## BEGIN STORED DATA
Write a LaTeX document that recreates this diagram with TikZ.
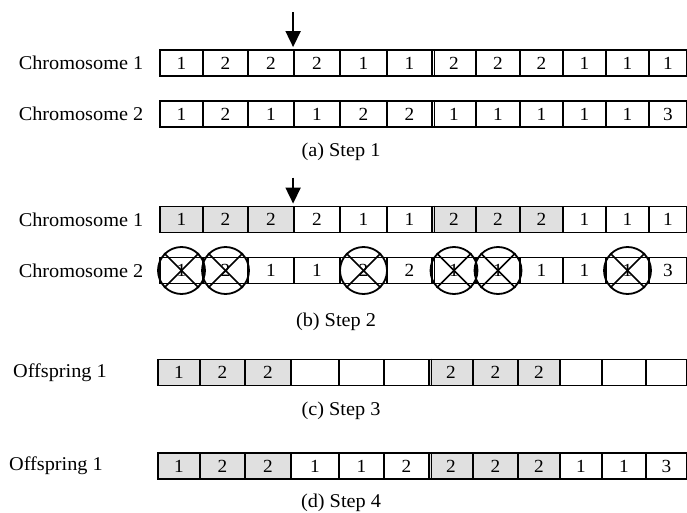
\documentclass[tikz,border=0pt]{standalone}
\usepackage{fontspec}
\setmainfont[FakeStretch=1.04]{Liberation Serif}
\usetikzlibrary{arrows.meta}
\definecolor{shade}{RGB}{224,224,224}
\tikzset{
  cellbox/.style={draw, line width=1.8pt, inner sep=0pt, minimum height=26pt, font=\fontsize{18.5}{19}\selectfont},
  lbl/.style={inner sep=0pt, font=\fontsize{19.5}{21}\selectfont},
  steptext/.style={inner sep=0pt, font=\fontsize{19.5}{21}\selectfont},
  xring/.style={draw, circle, line width=1.8pt, minimum size=47pt, inner sep=0pt},
  xline/.style={line width=1.6pt},
  dbl/.style={line width=1.4pt},
  cutarrow/.style={line width=1.8pt, -{Triangle[length=16pt,width=15pt]}}
}
\newcommand{\cellrow}[3]{%
  \foreach \a/\b/\t/\f [count=\i] in {#3} {
    \pgfmathsetmacro\w{\b-\a}
    \pgfmathsetmacro\c{(\a+\b)/2}
    \node[cellbox, minimum width=\w pt, fill=\f] (#1c\i) at (\c,#2) {\t};
  }
}
\begin{document}
\begin{tikzpicture}[x=1pt,y=-1pt]
\useasboundingbox (0,0) rectangle (687,513);
% ---- Step 1
\node[lbl] (l1) at (81,63) {Chromosome 1};
\node[lbl] (l2) at (81,114) {Chromosome 2};
\cellrow{ra}{63}{160/203/1/white,203/248/2/white,248/294/2/white,294/340/2/white,340/387/1/white,387/432/1/white,432/476/2/white,476/520/2/white,520/563/2/white,563/606/1/white,606/649/1/white,649/687/1/white}
\cellrow{rb}{114}{160/203/1/white,203/248/2/white,248/294/1/white,294/340/1/white,340/387/2/white,387/432/2/white,432/476/1/white,476/520/1/white,520/563/1/white,563/606/1/white,606/649/1/white,649/687/3/white}
\draw[dbl] ([xshift=3.5pt]rac7.north west) -- ([xshift=3.5pt]rac7.south west);
\draw[dbl] ([xshift=3.5pt]rbc7.north west) -- ([xshift=3.5pt]rbc7.south west);
\coordinate (a1) at ([yshift=37pt]rac4.north west);
\draw[cutarrow] (a1) -- ([yshift=2pt]rac4.north west);
\node[steptext] (ca) at (341,152) {(a) Step 1};
% ---- Step 2
\node[lbl] (l3) at (81,219.5) {Chromosome 1};
\node[lbl] (l4) at (81,270.5) {Chromosome 2};
\cellrow{rc}{219.5}{160/203/1/shade,203/248/2/shade,248/294/2/shade,294/340/2/white,340/387/1/white,387/432/1/white,432/476/2/shade,476/520/2/shade,520/563/2/shade,563/606/1/white,606/649/1/white,649/687/1/white}
\cellrow{rd}{270.5}{160/203/1/white,203/248/2/white,248/294/1/white,294/340/1/white,340/387/2/white,387/432/2/white,432/476/1/white,476/520/1/white,520/563/1/white,563/606/1/white,606/649/1/white,649/687/3/white}
\draw[dbl] ([xshift=3.5pt]rcc7.north west) -- ([xshift=3.5pt]rcc7.south west);
\draw[dbl] ([xshift=3.5pt]rdc7.north west) -- ([xshift=3.5pt]rdc7.south west);
\coordinate (a2) at ([yshift=28pt]rcc4.north west);
\draw[cutarrow] (a2) -- ([yshift=2pt]rcc4.north west);
\foreach \k in {1,2,5,7,8,11} {
  \node[xring] (x\k) at (rdc\k) {};
  \draw[xline] (x\k.north west) -- (x\k.south east);
  \draw[xline] (x\k.north east) -- (x\k.south west);
}
\node[steptext] (cb) at (336,322) {(b) Step 2};
% ---- Step 3
\node[lbl] (l5) at (60,372.5) {Offspring 1};
\cellrow{re}{372.5}{158/200/1/shade,200/245/2/shade,245/291/2/shade,291/339/{}/white,339/384/{}/white,384/429/{}/white,429/473/2/shade,473/518/2/shade,518/560/2/shade,560/602/{}/white,602/646/{}/white,646/687/{}/white}
\draw[dbl] ([xshift=3.5pt]rec7.north west) -- ([xshift=3.5pt]rec7.south west);
\node[steptext] (cc) at (341,411) {(c) Step 3};
% ---- Step 4
\node[lbl] (l6) at (56,466) {Offspring 1};
\cellrow{rf}{466}{158/200/1/shade,200/245/2/shade,245/291/2/shade,291/339/1/white,339/384/1/white,384/429/2/white,429/473/2/shade,473/518/2/shade,518/560/2/shade,560/602/1/white,602/646/1/white,646/687/3/white}
\draw[dbl] ([xshift=3.5pt]rfc7.north west) -- ([xshift=3.5pt]rfc7.south west);
\node[steptext] (cd) at (341,503) {(d) Step 4};
\end{tikzpicture}
\end{document}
## END STORED DATA
INSTRUCTION — Skip the pictures, then retype every line above exactly.

PROBLEM SOLUTION —
Write a LaTeX document that recreates this diagram with TikZ.
\documentclass[tikz,border=0pt]{standalone}
\usepackage{fontspec}
\setmainfont[FakeStretch=1.04]{Liberation Serif}
\usetikzlibrary{arrows.meta}
\definecolor{shade}{RGB}{224,224,224}
\tikzset{
  cellbox/.style={draw, line width=1.8pt, inner sep=0pt, minimum height=26pt, font=\fontsize{18.5}{19}\selectfont},
  lbl/.style={inner sep=0pt, font=\fontsize{19.5}{21}\selectfont},
  steptext/.style={inner sep=0pt, font=\fontsize{19.5}{21}\selectfont},
  xring/.style={draw, circle, line width=1.8pt, minimum size=47pt, inner sep=0pt},
  xline/.style={line width=1.6pt},
  dbl/.style={line width=1.4pt},
  cutarrow/.style={line width=1.8pt, -{Triangle[length=16pt,width=15pt]}}
}
\newcommand{\cellrow}[3]{%
  \foreach \a/\b/\t/\f [count=\i] in {#3} {
    \pgfmathsetmacro\w{\b-\a}
    \pgfmathsetmacro\c{(\a+\b)/2}
    \node[cellbox, minimum width=\w pt, fill=\f] (#1c\i) at (\c,#2) {\t};
  }
}
\begin{document}
\begin{tikzpicture}[x=1pt,y=-1pt]
\useasboundingbox (0,0) rectangle (687,513);
% ---- Step 1
\node[lbl] (l1) at (81,63) {Chromosome 1};
\node[lbl] (l2) at (81,114) {Chromosome 2};
\cellrow{ra}{63}{160/203/1/white,203/248/2/white,248/294/2/white,294/340/2/white,340/387/1/white,387/432/1/white,432/476/2/white,476/520/2/white,520/563/2/white,563/606/1/white,606/649/1/white,649/687/1/white}
\cellrow{rb}{114}{160/203/1/white,203/248/2/white,248/294/1/white,294/340/1/white,340/387/2/white,387/432/2/white,432/476/1/white,476/520/1/white,520/563/1/white,563/606/1/white,606/649/1/white,649/687/3/white}
\draw[dbl] ([xshift=3.5pt]rac7.north west) -- ([xshift=3.5pt]rac7.south west);
\draw[dbl] ([xshift=3.5pt]rbc7.north west) -- ([xshift=3.5pt]rbc7.south west);
\coordinate (a1) at ([yshift=37pt]rac4.north west);
\draw[cutarrow] (a1) -- ([yshift=2pt]rac4.north west);
\node[steptext] (ca) at (341,152) {(a) Step 1};
% ---- Step 2
\node[lbl] (l3) at (81,219.5) {Chromosome 1};
\node[lbl] (l4) at (81,270.5) {Chromosome 2};
\cellrow{rc}{219.5}{160/203/1/shade,203/248/2/shade,248/294/2/shade,294/340/2/white,340/387/1/white,387/432/1/white,432/476/2/shade,476/520/2/shade,520/563/2/shade,563/606/1/white,606/649/1/white,649/687/1/white}
\cellrow{rd}{270.5}{160/203/1/white,203/248/2/white,248/294/1/white,294/340/1/white,340/387/2/white,387/432/2/white,432/476/1/white,476/520/1/white,520/563/1/white,563/606/1/white,606/649/1/white,649/687/3/white}
\draw[dbl] ([xshift=3.5pt]rcc7.north west) -- ([xshift=3.5pt]rcc7.south west);
\draw[dbl] ([xshift=3.5pt]rdc7.north west) -- ([xshift=3.5pt]rdc7.south west);
\coordinate (a2) at ([yshift=28pt]rcc4.north west);
\draw[cutarrow] (a2) -- ([yshift=2pt]rcc4.north west);
\foreach \k in {1,2,5,7,8,11} {
  \node[xring] (x\k) at (rdc\k) {};
  \draw[xline] (x\k.north west) -- (x\k.south east);
  \draw[xline] (x\k.north east) -- (x\k.south west);
}
\node[steptext] (cb) at (336,322) {(b) Step 2};
% ---- Step 3
\node[lbl] (l5) at (60,372.5) {Offspring 1};
\cellrow{re}{372.5}{158/200/1/shade,200/245/2/shade,245/291/2/shade,291/339/{}/white,339/384/{}/white,384/429/{}/white,429/473/2/shade,473/518/2/shade,518/560/2/shade,560/602/{}/white,602/646/{}/white,646/687/{}/white}
\draw[dbl] ([xshift=3.5pt]rec7.north west) -- ([xshift=3.5pt]rec7.south west);
\node[steptext] (cc) at (341,411) {(c) Step 3};
% ---- Step 4
\node[lbl] (l6) at (56,466) {Offspring 1};
\cellrow{rf}{466}{158/200/1/shade,200/245/2/shade,245/291/2/shade,291/339/1/white,339/384/1/white,384/429/2/white,429/473/2/shade,473/518/2/shade,518/560/2/shade,560/602/1/white,602/646/1/white,646/687/3/white}
\draw[dbl] ([xshift=3.5pt]rfc7.north west) -- ([xshift=3.5pt]rfc7.south west);
\node[steptext] (cd) at (341,503) {(d) Step 4};
\end{tikzpicture}
\end{document}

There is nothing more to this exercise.